Kristen Fenty and her daughter on Capitol Hill in 2008

What is being done about it? Due to the tireless efforts of survivors and advocates for the elimination of the ‘widow’s tax’, legislation has been introduced in the past four Congress sessions (2011, 2013, 2015, 2017). Unfortunately, despite having significant sponsorship, it continuously failed to even receive a House vote.

It has never even made it to a vote? Seriously? What about in 2019? Currently there are two pieces of legislation with sponsorship – the Military Surviving Spouses Equity Act (H.R.553) in the House and the Military Widow’s Tax Elimination Act (S.622) in the Senate.
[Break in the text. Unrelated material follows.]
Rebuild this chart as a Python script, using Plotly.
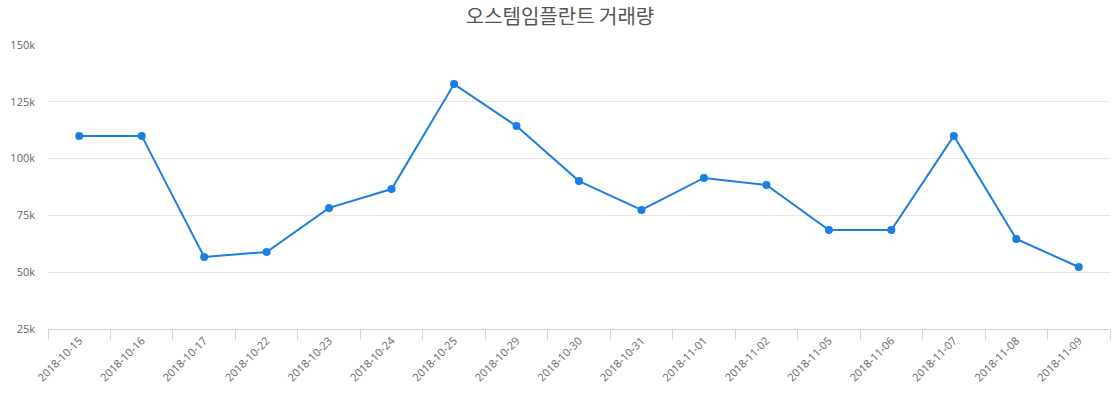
import plotly.graph_objects as go

dates = ["2018-10-15", "2018-10-16", "2018-10-17", "2018-10-22", "2018-10-23", "2018-10-24",
         "2018-10-25", "2018-10-29", "2018-10-30", "2018-10-31", "2018-11-01", "2018-11-02",
         "2018-11-05", "2018-11-06", "2018-11-07", "2018-11-08", "2018-11-09"]
volume = [110000, 110000, 56700, 58900, 78300, 86600, 132800, 114300, 90100, 77400,
          91500, 88400, 68600, 68600, 110000, 64600, 52300]
y_ticks = [25000, 50000, 75000, 100000, 125000, 150000]
y_tick_labels = ["25k", "50k", "75k", "100k", "125k", "150k"]
title = "오스템임플란트 거래량"

font_family = "Open Sans, Noto Sans CJK KR, sans-serif"

fig = go.Figure(go.Scatter(
    x=dates, y=volume, mode="lines+markers",
    line=dict(color="#1a7fe0", width=2),
    marker=dict(color="#1a7fe0", size=8),
    hoverinfo="x+y",
))

fig.update_layout(
    width=1120, height=400,
    margin=dict(l=48, r=10, t=45, b=71),
    paper_bgcolor="white", plot_bgcolor="white",
    showlegend=False,
    font=dict(family=font_family, color="#666666", size=11),
    title=dict(text=title, x=0.5, xanchor="center", y=1 - 17 / 400, yanchor="middle",
               yref="container",
               font=dict(family="Noto Sans CJK KR, sans-serif", size=20, color="#555555")),
)
fig.update_xaxes(
    type="category", tickangle=-45, showgrid=False,
    showline=True, linecolor="#ccd6eb", linewidth=1,
    ticks="outside", tickson="boundaries", ticklen=10, tickcolor="#ccd6eb",
    tickfont=dict(size=11, color="#666666"),
    range=[-0.5, len(dates) - 0.5],
)
fig.update_yaxes(
    range=[25000, 150000], tickvals=y_ticks, ticktext=y_tick_labels,
    showgrid=True, gridcolor="#e6e6e6", gridwidth=1, zeroline=False, showline=False,
    tickfont=dict(size=11, color="#666666"), ticklabelstandoff=12,
)

fig.write_html("out.html")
Both proposed pieces of legislation have bipartisan support and would eliminate the provision.

So what happened on the hill yesterday? Senator Doug Jones (D, Alabama) stood on the Senate floor before the vote on the annual defense authorization measure in effort to add a repeal of the ‘widow’s tax’ (see video below). He called for unanimous consent to force a vote but Senate leaders wouldn’t allow it as an amendment in the National Defense Authorization Act (NDAA).  Senate Armed Services Committee Chairman, Jim Inhofe (R, Oklahoma), and one of the 74 co-sponsors blocked the parliamentary move over financial questions and other anonymous objections. The Congressional Budget Office has estimated the legislation would cost approximately $5.7 billion over the next decade. Senator Inhofe stated, “I support and will continue to support the permanent fix. It’s going to happen. We’re going to do it … but it can’t be on this bill.

What happens next? Despite advocates having fought to repeal the widow’s tax for years, this is the first time it has garnered this amount of attention in the general public. Senator Jones said yesterday that he has talked to House leaders in effort to bring up the bill in that chamber and that he will continue to fight on behalf of Gold Star families, whether it be as a standalone measure or as an amendment on an existing bill.

Kristen and her daughter in 2019

What can I do to help? Contact your representatives and urge them to support measures to end the ‘widow’s tax’. The Military Officers Association of America (MOAA) has a form that you can fill out to send a message through it’s Legislative Action Center. Use the hashtag #AxeWidowsTax when tweeting about the issue. Inform your family and friends about the issue. And don’t forget to say thank you to the members of Congress who have expressed their support.